_Given data:_

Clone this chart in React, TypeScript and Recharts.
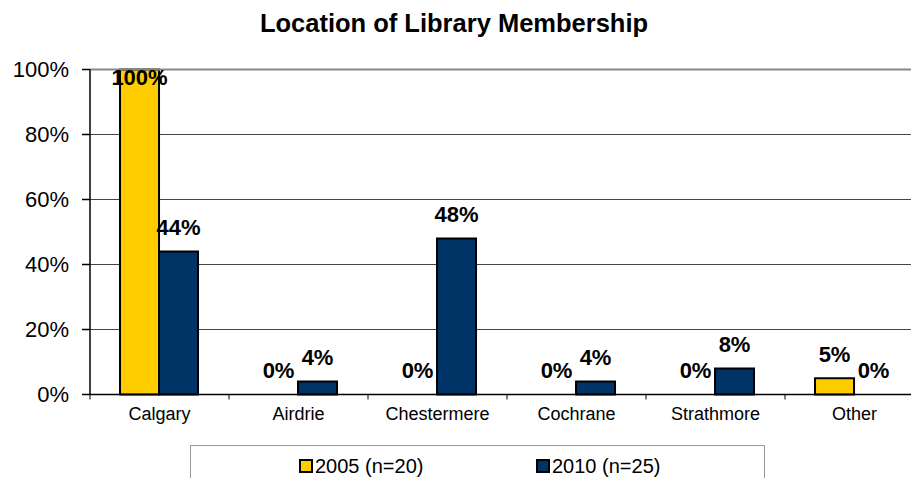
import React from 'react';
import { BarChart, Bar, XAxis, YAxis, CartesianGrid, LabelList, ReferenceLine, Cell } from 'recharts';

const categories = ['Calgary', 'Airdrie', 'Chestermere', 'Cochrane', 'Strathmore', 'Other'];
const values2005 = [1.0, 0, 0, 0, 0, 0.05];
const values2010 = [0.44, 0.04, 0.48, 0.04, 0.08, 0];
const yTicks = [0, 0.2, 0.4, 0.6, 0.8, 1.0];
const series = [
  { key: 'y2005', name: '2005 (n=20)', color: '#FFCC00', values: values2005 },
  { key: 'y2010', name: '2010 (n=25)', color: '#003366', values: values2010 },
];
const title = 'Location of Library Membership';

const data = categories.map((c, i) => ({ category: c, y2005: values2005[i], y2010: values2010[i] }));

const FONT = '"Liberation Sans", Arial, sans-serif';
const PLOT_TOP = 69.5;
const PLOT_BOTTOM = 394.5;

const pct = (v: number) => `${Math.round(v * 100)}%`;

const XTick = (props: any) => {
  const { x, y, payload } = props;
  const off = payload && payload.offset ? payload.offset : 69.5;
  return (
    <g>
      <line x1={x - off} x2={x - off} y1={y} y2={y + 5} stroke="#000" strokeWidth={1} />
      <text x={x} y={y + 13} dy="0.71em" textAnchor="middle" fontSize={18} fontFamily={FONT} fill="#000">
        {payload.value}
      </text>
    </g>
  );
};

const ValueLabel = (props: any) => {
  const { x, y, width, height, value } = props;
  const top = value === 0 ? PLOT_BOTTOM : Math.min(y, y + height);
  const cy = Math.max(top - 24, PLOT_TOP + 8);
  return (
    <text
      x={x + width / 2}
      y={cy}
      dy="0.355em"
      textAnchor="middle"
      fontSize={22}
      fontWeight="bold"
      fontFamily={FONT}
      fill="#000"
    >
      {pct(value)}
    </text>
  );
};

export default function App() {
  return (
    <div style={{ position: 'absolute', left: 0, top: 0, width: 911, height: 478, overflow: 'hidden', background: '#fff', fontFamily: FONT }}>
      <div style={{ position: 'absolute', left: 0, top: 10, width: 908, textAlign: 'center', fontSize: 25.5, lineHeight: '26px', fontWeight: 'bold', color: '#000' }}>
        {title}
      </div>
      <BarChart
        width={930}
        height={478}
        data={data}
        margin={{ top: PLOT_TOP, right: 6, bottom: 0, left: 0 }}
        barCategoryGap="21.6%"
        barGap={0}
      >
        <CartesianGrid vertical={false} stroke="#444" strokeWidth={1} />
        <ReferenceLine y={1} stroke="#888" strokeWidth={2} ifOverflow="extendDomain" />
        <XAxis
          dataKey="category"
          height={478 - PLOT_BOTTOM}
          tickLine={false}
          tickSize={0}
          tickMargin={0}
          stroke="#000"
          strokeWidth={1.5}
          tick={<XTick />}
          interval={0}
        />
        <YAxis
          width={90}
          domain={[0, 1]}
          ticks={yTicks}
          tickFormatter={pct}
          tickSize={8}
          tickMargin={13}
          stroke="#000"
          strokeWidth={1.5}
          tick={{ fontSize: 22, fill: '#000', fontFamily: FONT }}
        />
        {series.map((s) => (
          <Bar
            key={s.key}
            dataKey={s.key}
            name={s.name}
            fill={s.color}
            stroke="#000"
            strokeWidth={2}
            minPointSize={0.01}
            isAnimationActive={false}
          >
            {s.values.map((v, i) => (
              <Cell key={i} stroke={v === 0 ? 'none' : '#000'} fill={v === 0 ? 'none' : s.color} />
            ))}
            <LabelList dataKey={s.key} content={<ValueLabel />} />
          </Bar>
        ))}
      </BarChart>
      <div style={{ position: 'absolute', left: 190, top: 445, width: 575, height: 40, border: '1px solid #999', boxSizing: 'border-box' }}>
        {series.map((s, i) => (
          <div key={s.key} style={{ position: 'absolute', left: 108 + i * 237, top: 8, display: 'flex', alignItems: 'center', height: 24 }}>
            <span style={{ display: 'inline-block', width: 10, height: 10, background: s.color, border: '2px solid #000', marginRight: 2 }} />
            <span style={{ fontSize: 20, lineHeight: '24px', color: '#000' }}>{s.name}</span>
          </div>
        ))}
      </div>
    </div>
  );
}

_What you are asked to do:_
Pictures are to be left out; repeat all the remaining data exactly.

_Full solution:_
Clone this chart in React, TypeScript and Recharts.
import React from 'react';
import { BarChart, Bar, XAxis, YAxis, CartesianGrid, LabelList, ReferenceLine, Cell } from 'recharts';

const categories = ['Calgary', 'Airdrie', 'Chestermere', 'Cochrane', 'Strathmore', 'Other'];
const values2005 = [1.0, 0, 0, 0, 0, 0.05];
const values2010 = [0.44, 0.04, 0.48, 0.04, 0.08, 0];
const yTicks = [0, 0.2, 0.4, 0.6, 0.8, 1.0];
const series = [
  { key: 'y2005', name: '2005 (n=20)', color: '#FFCC00', values: values2005 },
  { key: 'y2010', name: '2010 (n=25)', color: '#003366', values: values2010 },
];
const title = 'Location of Library Membership';

const data = categories.map((c, i) => ({ category: c, y2005: values2005[i], y2010: values2010[i] }));

const FONT = '"Liberation Sans", Arial, sans-serif';
const PLOT_TOP = 69.5;
const PLOT_BOTTOM = 394.5;

const pct = (v: number) => `${Math.round(v * 100)}%`;

const XTick = (props: any) => {
  const { x, y, payload } = props;
  const off = payload && payload.offset ? payload.offset : 69.5;
  return (
    <g>
      <line x1={x - off} x2={x - off} y1={y} y2={y + 5} stroke="#000" strokeWidth={1} />
      <text x={x} y={y + 13} dy="0.71em" textAnchor="middle" fontSize={18} fontFamily={FONT} fill="#000">
        {payload.value}
      </text>
    </g>
  );
};

const ValueLabel = (props: any) => {
  const { x, y, width, height, value } = props;
  const top = value === 0 ? PLOT_BOTTOM : Math.min(y, y + height);
  const cy = Math.max(top - 24, PLOT_TOP + 8);
  return (
    <text
      x={x + width / 2}
      y={cy}
      dy="0.355em"
      textAnchor="middle"
      fontSize={22}
      fontWeight="bold"
      fontFamily={FONT}
      fill="#000"
    >
      {pct(value)}
    </text>
  );
};

export default function App() {
  return (
    <div style={{ position: 'absolute', left: 0, top: 0, width: 911, height: 478, overflow: 'hidden', background: '#fff', fontFamily: FONT }}>
      <div style={{ position: 'absolute', left: 0, top: 10, width: 908, textAlign: 'center', fontSize: 25.5, lineHeight: '26px', fontWeight: 'bold', color: '#000' }}>
        {title}
      </div>
      <BarChart
        width={930}
        height={478}
        data={data}
        margin={{ top: PLOT_TOP, right: 6, bottom: 0, left: 0 }}
        barCategoryGap="21.6%"
        barGap={0}
      >
        <CartesianGrid vertical={false} stroke="#444" strokeWidth={1} />
        <ReferenceLine y={1} stroke="#888" strokeWidth={2} ifOverflow="extendDomain" />
        <XAxis
          dataKey="category"
          height={478 - PLOT_BOTTOM}
          tickLine={false}
          tickSize={0}
          tickMargin={0}
          stroke="#000"
          strokeWidth={1.5}
          tick={<XTick />}
          interval={0}
        />
        <YAxis
          width={90}
          domain={[0, 1]}
          ticks={yTicks}
          tickFormatter={pct}
          tickSize={8}
          tickMargin={13}
          stroke="#000"
          strokeWidth={1.5}
          tick={{ fontSize: 22, fill: '#000', fontFamily: FONT }}
        />
        {series.map((s) => (
          <Bar
            key={s.key}
            dataKey={s.key}
            name={s.name}
            fill={s.color}
            stroke="#000"
            strokeWidth={2}
            minPointSize={0.01}
            isAnimationActive={false}
          >
            {s.values.map((v, i) => (
              <Cell key={i} stroke={v === 0 ? 'none' : '#000'} fill={v === 0 ? 'none' : s.color} />
            ))}
            <LabelList dataKey={s.key} content={<ValueLabel />} />
          </Bar>
        ))}
      </BarChart>
      <div style={{ position: 'absolute', left: 190, top: 445, width: 575, height: 40, border: '1px solid #999', boxSizing: 'border-box' }}>
        {series.map((s, i) => (
          <div key={s.key} style={{ position: 'absolute', left: 108 + i * 237, top: 8, display: 'flex', alignItems: 'center', height: 24 }}>
            <span style={{ display: 'inline-block', width: 10, height: 10, background: s.color, border: '2px solid #000', marginRight: 2 }} />
            <span style={{ fontSize: 20, lineHeight: '24px', color: '#000' }}>{s.name}</span>
          </div>
        ))}
      </div>
    </div>
  );
}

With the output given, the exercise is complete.